** Start Source records **

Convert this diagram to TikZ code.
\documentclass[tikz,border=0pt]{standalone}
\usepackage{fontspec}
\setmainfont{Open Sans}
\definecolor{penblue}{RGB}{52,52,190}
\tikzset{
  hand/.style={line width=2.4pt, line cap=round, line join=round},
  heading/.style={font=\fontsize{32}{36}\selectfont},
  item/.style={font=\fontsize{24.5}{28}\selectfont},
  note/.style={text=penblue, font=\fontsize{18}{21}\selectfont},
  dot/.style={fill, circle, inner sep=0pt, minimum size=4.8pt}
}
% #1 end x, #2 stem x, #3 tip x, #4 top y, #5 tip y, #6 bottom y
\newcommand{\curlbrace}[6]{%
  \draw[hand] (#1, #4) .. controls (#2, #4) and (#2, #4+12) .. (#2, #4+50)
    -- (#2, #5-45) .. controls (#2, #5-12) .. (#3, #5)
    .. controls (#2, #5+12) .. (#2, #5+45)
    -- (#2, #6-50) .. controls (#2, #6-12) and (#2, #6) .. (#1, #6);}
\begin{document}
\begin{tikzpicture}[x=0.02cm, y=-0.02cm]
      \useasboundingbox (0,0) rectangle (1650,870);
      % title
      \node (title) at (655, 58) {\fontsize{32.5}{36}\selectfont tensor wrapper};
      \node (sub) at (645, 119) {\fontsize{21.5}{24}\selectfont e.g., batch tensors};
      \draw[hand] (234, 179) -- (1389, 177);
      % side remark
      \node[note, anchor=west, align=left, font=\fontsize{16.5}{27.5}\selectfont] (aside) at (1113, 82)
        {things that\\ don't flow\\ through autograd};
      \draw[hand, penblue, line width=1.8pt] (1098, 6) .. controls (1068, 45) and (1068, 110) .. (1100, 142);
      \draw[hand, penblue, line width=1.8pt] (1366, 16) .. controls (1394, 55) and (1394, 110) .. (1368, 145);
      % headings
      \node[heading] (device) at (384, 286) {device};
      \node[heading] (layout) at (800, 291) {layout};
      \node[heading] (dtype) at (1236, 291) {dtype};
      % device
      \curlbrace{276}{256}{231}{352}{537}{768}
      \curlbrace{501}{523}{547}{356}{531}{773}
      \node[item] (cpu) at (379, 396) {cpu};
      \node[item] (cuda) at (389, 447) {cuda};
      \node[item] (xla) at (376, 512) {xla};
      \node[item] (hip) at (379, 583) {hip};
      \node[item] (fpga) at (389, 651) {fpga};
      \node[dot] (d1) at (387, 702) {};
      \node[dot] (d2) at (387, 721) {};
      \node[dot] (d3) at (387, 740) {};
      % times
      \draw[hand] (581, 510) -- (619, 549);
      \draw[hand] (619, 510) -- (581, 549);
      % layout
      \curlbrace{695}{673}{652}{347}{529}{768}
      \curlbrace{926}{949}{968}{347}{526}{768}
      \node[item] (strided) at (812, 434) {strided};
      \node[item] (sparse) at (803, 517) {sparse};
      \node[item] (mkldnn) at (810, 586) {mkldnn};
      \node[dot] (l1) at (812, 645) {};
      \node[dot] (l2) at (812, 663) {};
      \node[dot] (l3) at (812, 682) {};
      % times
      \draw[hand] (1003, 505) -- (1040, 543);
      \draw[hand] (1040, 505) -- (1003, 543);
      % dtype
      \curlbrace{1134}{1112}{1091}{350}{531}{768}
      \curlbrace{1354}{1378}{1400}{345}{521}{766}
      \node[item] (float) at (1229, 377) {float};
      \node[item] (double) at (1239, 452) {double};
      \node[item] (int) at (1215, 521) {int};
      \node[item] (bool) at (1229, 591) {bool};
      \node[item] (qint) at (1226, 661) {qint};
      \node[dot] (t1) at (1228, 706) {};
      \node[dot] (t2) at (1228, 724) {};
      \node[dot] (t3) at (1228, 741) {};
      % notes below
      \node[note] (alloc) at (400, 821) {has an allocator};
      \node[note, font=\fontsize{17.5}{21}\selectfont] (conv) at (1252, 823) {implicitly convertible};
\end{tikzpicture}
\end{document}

** End Source records **
** Start Source records **

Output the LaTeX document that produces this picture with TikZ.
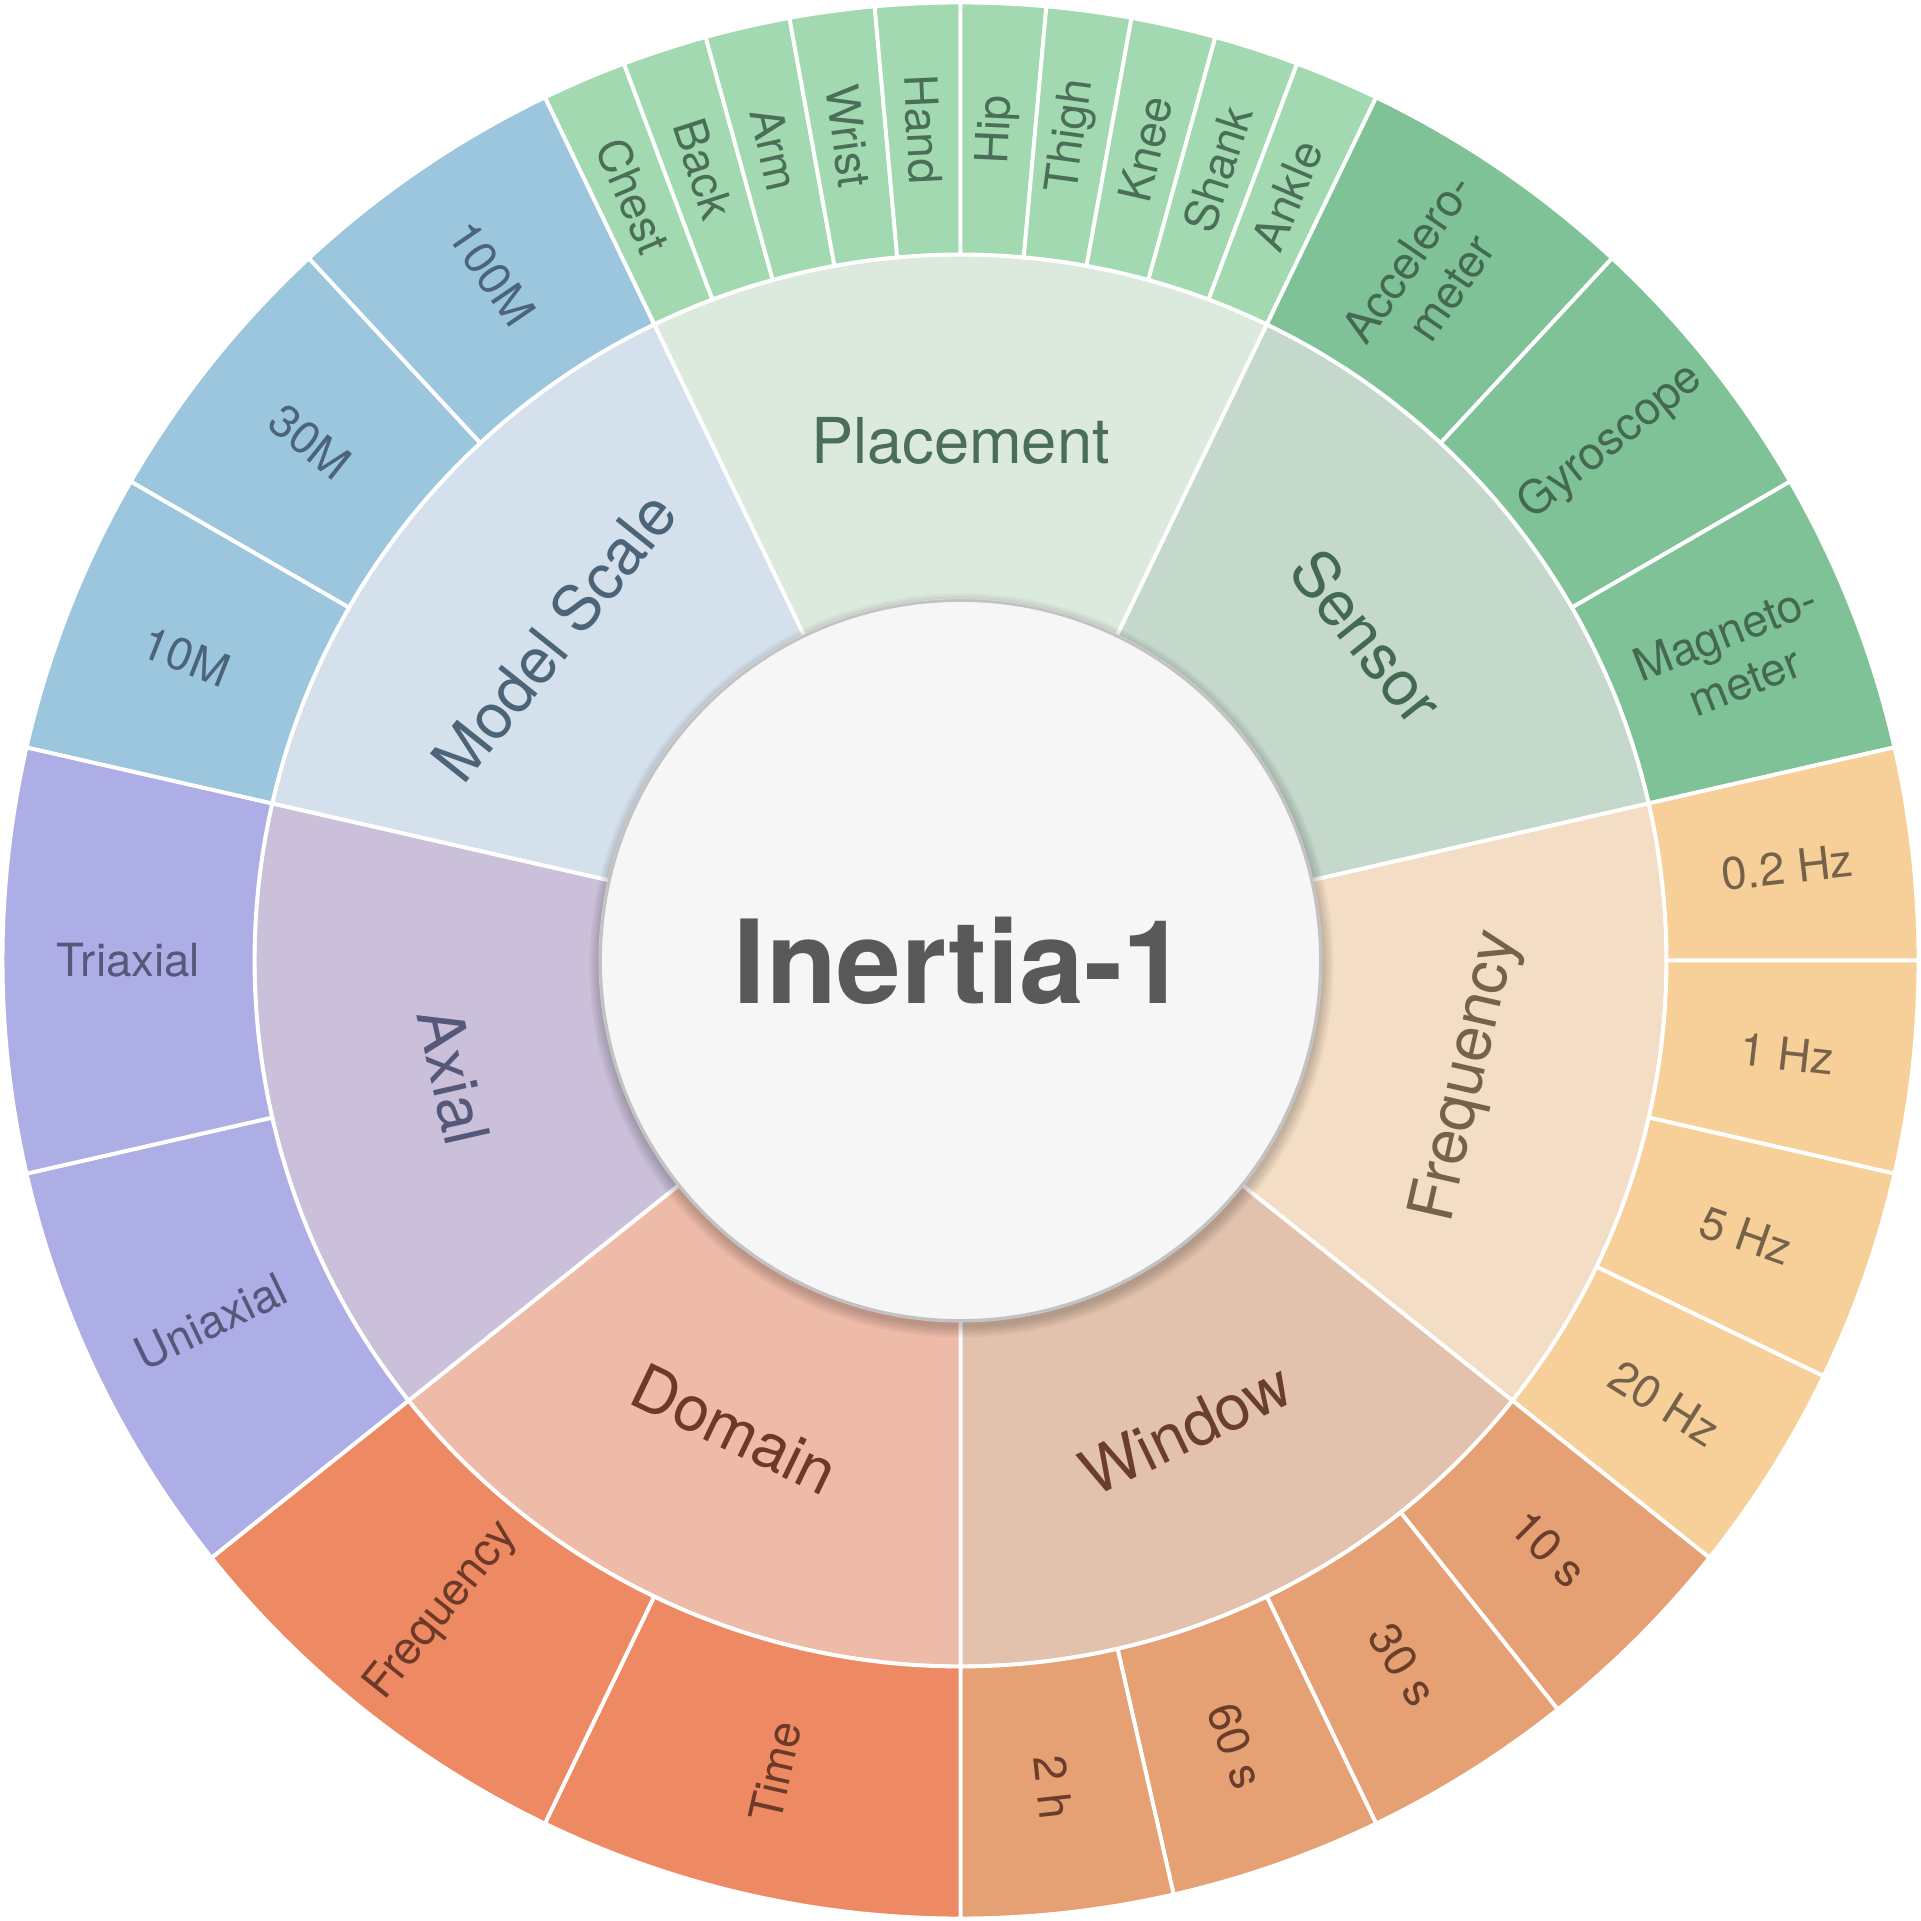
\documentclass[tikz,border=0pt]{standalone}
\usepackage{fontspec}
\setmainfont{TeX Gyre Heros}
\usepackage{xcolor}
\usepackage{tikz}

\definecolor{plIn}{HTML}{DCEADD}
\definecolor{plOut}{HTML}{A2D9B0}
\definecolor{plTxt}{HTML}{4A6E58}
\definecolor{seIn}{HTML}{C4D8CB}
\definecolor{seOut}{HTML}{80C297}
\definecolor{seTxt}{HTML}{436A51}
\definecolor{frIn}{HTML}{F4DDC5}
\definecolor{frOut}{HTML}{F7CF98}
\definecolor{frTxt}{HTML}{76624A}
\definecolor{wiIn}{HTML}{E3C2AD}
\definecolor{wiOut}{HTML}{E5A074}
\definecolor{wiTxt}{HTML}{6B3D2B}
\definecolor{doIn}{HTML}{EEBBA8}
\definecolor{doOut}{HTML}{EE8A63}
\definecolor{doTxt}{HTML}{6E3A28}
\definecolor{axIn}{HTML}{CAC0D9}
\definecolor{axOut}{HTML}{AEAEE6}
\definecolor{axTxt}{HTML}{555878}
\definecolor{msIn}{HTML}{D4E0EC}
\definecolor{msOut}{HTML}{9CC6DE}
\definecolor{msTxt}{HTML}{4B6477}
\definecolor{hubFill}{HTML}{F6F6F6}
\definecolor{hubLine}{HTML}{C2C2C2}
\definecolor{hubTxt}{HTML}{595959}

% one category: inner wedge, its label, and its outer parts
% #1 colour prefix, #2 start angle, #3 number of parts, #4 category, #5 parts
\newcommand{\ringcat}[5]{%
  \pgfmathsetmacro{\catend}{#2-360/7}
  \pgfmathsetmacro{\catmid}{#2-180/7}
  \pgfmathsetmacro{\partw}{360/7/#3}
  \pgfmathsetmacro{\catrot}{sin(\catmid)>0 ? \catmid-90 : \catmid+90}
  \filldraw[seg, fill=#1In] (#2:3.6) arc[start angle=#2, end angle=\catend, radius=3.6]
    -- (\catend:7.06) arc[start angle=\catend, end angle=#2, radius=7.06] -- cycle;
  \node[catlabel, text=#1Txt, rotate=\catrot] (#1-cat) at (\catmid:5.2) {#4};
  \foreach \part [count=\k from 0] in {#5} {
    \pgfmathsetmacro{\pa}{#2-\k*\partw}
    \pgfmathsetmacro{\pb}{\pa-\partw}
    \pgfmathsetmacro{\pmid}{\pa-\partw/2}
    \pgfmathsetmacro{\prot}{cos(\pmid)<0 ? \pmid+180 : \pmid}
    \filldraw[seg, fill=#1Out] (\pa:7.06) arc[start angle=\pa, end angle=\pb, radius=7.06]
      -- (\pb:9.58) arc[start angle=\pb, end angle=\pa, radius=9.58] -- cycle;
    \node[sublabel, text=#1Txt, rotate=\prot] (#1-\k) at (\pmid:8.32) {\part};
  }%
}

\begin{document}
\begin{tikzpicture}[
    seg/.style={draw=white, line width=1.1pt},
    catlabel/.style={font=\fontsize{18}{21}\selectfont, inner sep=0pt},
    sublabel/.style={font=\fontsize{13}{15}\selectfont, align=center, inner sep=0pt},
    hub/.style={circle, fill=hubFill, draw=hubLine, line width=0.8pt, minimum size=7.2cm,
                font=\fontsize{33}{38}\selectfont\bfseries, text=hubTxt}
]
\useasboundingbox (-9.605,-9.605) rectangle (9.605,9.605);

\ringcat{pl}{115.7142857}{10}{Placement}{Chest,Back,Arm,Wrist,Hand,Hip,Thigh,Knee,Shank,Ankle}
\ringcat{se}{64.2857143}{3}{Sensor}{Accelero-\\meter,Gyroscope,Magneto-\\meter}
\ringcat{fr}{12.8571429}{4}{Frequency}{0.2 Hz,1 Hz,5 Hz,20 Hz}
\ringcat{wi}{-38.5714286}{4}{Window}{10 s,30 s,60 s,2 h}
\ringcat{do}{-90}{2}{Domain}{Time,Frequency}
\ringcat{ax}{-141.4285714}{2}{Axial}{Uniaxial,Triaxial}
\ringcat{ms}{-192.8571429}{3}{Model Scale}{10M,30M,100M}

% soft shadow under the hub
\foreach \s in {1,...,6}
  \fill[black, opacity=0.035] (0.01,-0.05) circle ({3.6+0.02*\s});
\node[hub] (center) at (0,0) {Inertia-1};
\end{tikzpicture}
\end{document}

** End Source records **

Exercise objective:
Pull out every line in the material above where "that" occurs.

Exercise output:
        {things that\\ don't flow\\ through autograd};
Output the LaTeX document that produces this picture with TikZ.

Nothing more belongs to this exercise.